In a concurrent private placement (the
“Private Placement” and together with the Registered Offering, the “Offerings”), the Company agreed to
issue to the Investors who participated in the Registered Offering warrants (the “Warrants” and collectively with the
Shares, the “Securities”) to purchase an aggregate of 875,000 shares of Common Stock at an exercise price of $1.63
per share. Each Warrant will be exercisable on the six month anniversary of the date of issuance and will expire on the fifth anniversary
of the date that it became exercisable. The Warrants and the shares of our Common Stock issuable upon the exercise of the Warrants
are not being registered under the Securities Act of 1933, as amended (the “Securities Act”), were not offered pursuant
to the Registration Statement and were offered pursuant to the exemption provided in Section 4(a)(2) under the Securities Act,
and Rule 506(b) promulgated thereunder.
On November 15, 2017, the Company entered
into an agreement (the “Board Agreement”) with Argyle Street Management Limited (“ASM”), which entity,
along with certain affiliates, was an Investor in the Offerings, pursuant to which the Company agreed that ASM shall have the right
to designate one member to the Company’s board of directors (the “Board”), who shall initially be Mr. Kin Chan,
for so long as ASM and its affiliates beneficially own at least 750,000 shares of Common Stock.

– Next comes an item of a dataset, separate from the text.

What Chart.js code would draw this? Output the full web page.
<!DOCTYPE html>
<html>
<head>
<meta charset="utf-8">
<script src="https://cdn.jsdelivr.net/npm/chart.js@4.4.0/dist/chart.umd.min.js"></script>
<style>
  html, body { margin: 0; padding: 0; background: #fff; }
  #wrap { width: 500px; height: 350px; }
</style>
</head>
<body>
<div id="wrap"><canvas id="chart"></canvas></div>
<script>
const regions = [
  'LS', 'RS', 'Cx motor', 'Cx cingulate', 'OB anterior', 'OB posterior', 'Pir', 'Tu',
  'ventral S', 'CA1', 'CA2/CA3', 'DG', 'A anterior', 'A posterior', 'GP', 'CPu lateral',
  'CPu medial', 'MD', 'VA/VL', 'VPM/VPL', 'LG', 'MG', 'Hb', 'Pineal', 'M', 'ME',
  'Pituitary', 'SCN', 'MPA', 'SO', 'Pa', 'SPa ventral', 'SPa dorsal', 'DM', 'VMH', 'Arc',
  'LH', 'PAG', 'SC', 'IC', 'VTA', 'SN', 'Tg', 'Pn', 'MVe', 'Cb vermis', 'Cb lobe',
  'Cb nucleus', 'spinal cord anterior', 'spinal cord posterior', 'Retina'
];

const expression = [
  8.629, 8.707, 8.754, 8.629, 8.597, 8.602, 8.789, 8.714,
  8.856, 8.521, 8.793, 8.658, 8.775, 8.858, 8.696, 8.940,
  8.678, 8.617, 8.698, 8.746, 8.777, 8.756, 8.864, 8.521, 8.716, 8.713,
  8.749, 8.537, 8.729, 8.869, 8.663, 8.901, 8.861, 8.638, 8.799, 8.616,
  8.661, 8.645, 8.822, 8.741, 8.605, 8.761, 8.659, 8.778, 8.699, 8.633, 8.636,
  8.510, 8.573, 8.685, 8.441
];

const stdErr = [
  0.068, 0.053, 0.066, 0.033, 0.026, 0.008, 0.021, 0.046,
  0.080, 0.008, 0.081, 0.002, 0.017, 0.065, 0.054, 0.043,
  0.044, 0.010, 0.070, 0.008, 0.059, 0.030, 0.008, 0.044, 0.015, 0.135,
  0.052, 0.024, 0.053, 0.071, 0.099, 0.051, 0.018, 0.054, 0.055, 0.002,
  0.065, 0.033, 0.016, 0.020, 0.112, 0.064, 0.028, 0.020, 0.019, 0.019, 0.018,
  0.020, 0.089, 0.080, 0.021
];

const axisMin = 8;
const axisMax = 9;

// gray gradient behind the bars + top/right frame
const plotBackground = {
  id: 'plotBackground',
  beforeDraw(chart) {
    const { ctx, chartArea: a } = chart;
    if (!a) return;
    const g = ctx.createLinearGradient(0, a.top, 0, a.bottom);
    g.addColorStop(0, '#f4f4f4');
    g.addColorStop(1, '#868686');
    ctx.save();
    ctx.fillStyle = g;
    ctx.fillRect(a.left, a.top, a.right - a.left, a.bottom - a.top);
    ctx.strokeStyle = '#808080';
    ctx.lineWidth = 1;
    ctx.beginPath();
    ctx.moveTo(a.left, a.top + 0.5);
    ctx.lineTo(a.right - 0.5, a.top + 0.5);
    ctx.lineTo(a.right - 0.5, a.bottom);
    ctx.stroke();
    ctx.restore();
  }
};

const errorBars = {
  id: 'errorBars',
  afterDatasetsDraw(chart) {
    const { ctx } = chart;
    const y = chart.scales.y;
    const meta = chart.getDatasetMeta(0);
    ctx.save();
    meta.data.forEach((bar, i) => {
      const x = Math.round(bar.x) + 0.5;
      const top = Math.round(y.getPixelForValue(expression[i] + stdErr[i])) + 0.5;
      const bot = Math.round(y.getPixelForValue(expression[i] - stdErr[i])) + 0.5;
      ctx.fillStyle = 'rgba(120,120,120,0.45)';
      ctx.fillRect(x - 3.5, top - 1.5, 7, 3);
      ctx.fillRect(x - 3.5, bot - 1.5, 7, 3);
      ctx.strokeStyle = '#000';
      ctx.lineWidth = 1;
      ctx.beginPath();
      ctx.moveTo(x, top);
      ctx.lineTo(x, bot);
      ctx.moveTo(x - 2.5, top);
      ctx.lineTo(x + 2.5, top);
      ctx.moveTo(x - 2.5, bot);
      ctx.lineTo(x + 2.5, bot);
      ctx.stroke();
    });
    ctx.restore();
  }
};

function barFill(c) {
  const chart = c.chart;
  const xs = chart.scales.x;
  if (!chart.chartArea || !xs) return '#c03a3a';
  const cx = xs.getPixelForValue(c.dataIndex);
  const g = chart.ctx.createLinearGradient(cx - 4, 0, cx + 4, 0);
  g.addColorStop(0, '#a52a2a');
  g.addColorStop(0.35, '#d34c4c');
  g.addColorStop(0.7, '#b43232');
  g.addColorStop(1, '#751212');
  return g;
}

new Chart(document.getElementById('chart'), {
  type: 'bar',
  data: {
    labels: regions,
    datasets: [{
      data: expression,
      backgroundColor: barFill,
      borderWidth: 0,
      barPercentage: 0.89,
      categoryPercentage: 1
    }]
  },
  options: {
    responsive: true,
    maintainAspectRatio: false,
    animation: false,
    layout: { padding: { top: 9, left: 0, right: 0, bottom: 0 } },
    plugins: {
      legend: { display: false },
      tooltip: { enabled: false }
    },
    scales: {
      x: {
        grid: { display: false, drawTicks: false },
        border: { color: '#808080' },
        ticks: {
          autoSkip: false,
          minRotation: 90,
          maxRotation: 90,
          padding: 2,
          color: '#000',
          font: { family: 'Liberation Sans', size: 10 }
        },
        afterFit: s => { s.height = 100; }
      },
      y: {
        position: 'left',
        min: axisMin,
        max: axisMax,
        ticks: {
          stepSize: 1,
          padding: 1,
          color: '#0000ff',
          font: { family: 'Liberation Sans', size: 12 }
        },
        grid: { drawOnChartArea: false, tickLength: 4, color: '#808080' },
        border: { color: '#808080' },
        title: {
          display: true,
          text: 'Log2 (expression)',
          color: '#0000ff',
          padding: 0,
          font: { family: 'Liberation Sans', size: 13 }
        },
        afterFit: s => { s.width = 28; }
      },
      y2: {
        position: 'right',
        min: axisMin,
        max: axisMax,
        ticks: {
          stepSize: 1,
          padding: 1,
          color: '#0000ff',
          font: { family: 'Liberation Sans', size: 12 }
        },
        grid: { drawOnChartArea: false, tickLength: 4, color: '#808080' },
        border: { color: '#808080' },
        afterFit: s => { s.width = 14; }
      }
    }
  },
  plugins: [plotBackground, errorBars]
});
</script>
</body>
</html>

The foregoing summaries of the Purchase
Agreement, the Warrants and the Board Agreement do not purport to be complete and are subject to, and qualified in their entirety
by, such documents attached as Exhibits 10.1, 4.1 and 10.2, respectively, to this Current Report on Form 8-K, which are incorporated
herein by reference.
This Current Report on Form 8-K does not
constitute an offer to sell any securities or a solicitation of an offer to buy any securities, nor shall there be any sale of
any securities in any state or jurisdiction in which such an offer, solicitation or sale would be unlawful prior to registration
or qualification under the securities laws of any such state or jurisdiction.
On November 15, 2017, the Company issued
a press release announcing the Offerings. A copy of the press release is attached as Exhibit 99.1 to this Current Report on Form
8-K. A copy of the opinion of Mintz, Levin, Cohn, Ferris, Glovsky and Popeo, P.C. relating to the legality of the issuance and
sale of the Shares is attached as Exhibit 5.1 hereto.